When it comes to purchasing power, timing is everything

Purchasing power

In today’s ever-changing housing market, purchasing power is determined by a combination of factors including home price, combined income and down payment. However, as we’ve seen over the last few years, interest rates also play a critical role in terms of indicating where the market is headed. Here’s why:

A potential buyer’s purchasing power increases when interest rates are low. With the recent unprecedented low rates, demand increased exponentially as more people were able to qualify to buy. In addition, a new market emerged consisting of those who perhaps never thought they could afford to own a home.

The result: A huge increase in demand that drastically reduced supply, which in turn drove home prices up.
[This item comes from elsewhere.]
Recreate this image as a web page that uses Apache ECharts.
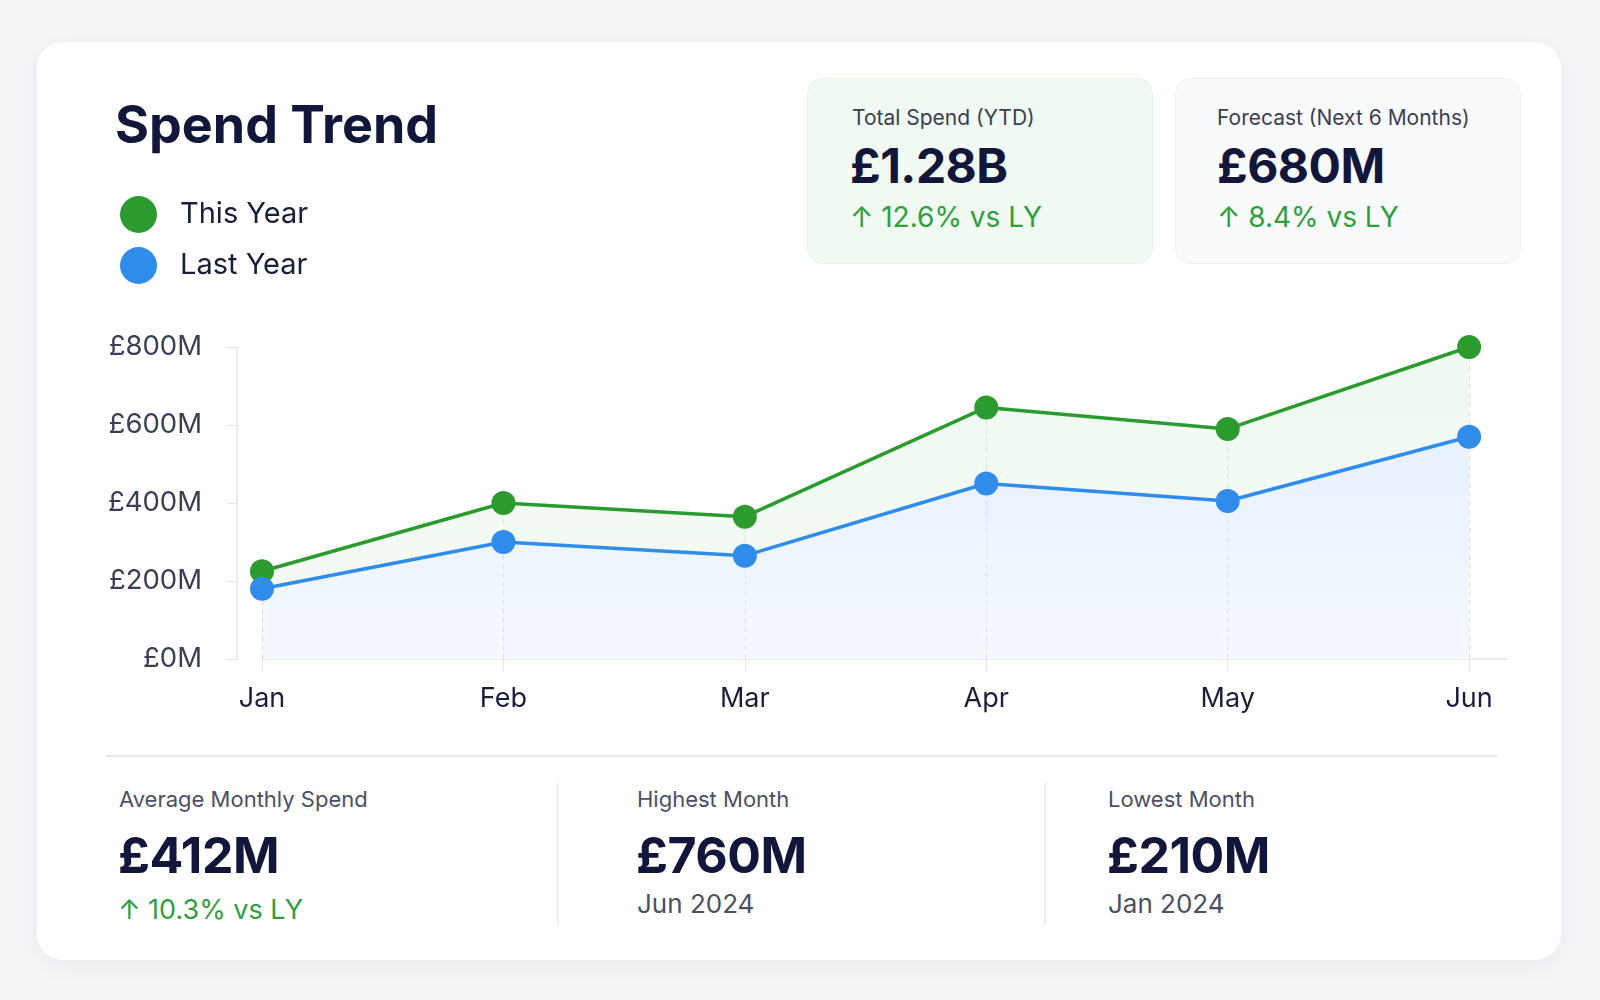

It’s a classic case of Supply vs. Demand Economic Theory — when there are more buyers than homes, prices increase. When there are more homes on the market than buyers, prices drop.

So how do we define a “normal” market, where there’s a balance between the number of buyers and the number of homes listed? Most economists feel that balance exists when there’s a four-to-six-month supply of homes on the market. This can be determined by dividing the number of homes listed by the average number of homes sold per month. For example, if 500 homes are sold on average per month and there are 2,000 to 3,000 homes listed, the market is stable. Prices remain steady and all is well.
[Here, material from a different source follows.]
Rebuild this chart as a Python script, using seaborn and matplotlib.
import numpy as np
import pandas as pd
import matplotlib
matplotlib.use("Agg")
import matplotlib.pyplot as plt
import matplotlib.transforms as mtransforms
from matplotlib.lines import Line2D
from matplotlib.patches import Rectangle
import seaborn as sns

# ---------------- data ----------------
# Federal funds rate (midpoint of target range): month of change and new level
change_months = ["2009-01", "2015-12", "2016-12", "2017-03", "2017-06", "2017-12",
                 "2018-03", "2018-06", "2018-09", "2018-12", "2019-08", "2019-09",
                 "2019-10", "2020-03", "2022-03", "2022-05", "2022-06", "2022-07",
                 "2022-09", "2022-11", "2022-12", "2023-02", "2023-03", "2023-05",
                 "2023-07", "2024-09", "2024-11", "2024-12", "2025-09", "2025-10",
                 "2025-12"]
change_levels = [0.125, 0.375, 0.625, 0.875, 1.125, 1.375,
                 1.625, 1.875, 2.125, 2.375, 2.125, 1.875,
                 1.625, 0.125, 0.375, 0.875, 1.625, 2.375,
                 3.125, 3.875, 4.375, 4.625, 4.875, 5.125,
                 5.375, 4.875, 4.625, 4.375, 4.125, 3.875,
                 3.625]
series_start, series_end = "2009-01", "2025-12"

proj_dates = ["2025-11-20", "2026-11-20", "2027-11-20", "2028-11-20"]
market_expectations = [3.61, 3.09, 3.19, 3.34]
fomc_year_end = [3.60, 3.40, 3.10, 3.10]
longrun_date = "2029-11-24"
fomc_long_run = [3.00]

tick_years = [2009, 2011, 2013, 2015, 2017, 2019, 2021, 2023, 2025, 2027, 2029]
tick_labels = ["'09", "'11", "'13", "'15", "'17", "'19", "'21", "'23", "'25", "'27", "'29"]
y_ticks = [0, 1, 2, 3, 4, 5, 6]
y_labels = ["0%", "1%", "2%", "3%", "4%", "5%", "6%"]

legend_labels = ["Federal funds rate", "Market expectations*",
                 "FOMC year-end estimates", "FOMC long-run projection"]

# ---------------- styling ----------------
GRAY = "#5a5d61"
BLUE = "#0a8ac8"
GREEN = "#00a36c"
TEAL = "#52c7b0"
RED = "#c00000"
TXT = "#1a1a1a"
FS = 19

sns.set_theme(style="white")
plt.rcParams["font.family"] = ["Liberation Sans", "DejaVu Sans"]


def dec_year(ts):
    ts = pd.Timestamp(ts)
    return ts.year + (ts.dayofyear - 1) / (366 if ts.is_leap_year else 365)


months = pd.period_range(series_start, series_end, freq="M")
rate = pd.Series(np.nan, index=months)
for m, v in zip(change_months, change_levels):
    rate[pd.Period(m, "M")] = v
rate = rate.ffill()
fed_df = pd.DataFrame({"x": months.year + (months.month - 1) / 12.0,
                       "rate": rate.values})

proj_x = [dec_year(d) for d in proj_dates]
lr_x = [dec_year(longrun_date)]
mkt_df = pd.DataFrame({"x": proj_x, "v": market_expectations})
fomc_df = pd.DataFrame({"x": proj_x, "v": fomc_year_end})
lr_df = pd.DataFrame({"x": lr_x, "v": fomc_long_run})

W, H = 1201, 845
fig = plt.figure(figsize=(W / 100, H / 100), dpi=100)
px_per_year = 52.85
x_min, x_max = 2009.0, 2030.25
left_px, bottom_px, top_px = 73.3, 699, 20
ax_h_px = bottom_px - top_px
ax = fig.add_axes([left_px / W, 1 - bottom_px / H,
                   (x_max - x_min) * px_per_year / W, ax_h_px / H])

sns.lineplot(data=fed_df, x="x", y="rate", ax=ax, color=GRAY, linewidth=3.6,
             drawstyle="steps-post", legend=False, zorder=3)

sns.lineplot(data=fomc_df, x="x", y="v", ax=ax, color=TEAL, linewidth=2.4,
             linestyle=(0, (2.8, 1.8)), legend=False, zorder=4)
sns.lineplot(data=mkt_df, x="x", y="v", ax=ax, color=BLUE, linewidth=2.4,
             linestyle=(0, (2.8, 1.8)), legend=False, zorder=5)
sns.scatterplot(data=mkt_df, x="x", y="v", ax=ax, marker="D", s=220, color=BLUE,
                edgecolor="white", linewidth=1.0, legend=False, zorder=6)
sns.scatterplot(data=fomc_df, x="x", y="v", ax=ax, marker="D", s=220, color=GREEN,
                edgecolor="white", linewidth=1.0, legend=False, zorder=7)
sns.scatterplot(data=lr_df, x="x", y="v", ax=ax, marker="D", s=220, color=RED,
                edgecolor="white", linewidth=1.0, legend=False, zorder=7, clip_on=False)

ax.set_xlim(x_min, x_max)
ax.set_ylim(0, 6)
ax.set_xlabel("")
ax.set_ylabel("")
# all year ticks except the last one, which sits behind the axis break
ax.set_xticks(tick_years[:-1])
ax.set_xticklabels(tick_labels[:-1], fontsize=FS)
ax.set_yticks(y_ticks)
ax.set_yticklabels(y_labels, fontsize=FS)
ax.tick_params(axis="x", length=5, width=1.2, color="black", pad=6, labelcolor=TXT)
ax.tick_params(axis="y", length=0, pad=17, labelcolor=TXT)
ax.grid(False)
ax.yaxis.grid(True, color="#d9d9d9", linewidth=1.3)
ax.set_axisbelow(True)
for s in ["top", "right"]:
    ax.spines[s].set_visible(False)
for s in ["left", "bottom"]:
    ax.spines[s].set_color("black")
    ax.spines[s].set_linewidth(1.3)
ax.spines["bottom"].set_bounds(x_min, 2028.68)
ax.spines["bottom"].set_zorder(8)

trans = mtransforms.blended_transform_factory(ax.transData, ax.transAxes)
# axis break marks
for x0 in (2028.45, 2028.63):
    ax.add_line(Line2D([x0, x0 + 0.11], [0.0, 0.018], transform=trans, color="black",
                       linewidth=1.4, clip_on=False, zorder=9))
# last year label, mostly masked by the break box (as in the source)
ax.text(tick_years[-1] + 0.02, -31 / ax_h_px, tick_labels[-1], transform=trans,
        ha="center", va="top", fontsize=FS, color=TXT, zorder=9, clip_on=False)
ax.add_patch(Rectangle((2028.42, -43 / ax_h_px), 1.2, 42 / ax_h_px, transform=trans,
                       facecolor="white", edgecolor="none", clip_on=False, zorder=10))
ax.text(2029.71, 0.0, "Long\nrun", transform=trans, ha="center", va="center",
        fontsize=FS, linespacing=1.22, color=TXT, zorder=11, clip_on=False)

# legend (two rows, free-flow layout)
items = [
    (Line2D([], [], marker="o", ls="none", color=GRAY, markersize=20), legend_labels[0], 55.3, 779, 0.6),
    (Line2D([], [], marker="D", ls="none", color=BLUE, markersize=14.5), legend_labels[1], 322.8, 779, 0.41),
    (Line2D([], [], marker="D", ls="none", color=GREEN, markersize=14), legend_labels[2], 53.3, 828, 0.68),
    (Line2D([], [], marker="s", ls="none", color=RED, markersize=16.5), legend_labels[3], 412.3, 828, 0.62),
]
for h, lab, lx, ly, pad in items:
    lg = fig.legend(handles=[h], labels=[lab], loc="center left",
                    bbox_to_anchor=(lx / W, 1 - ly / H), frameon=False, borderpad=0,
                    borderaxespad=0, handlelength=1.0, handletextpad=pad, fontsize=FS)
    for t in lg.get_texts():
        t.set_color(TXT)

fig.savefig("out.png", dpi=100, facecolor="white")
However, in recent months interest rates have steadily risen from their record lows. The result: Less qualified buyers, reduced purchasing power, decreased demand, and lower prices. While this downturn may be cause for some concern, there are several reasons to remain optimistic.

First, a large portion of current homeowners have a lot of equity in their homes, so there is no incentive or need for them to sell at drastically low prices. Also, many of today's homeowners purchased when interest rates were low, so their mortgage payments are very manageable. These two factors will serve to limit the supply of homes that often flood the market as demand diminishes due to the high interest rates. Second, Millennials are becoming a bigger part of the economy, steadily outpacing Gen Xers and Baby Boomers. Once interest rates and prices do come down, their purchasing power will increase and they will enter the market creating steady demand. So, reaching a balanced market should not take nearly as much time as it did in past downturns.

By better understanding the factors that determine purchasing power, you can maximize yours when the time is right.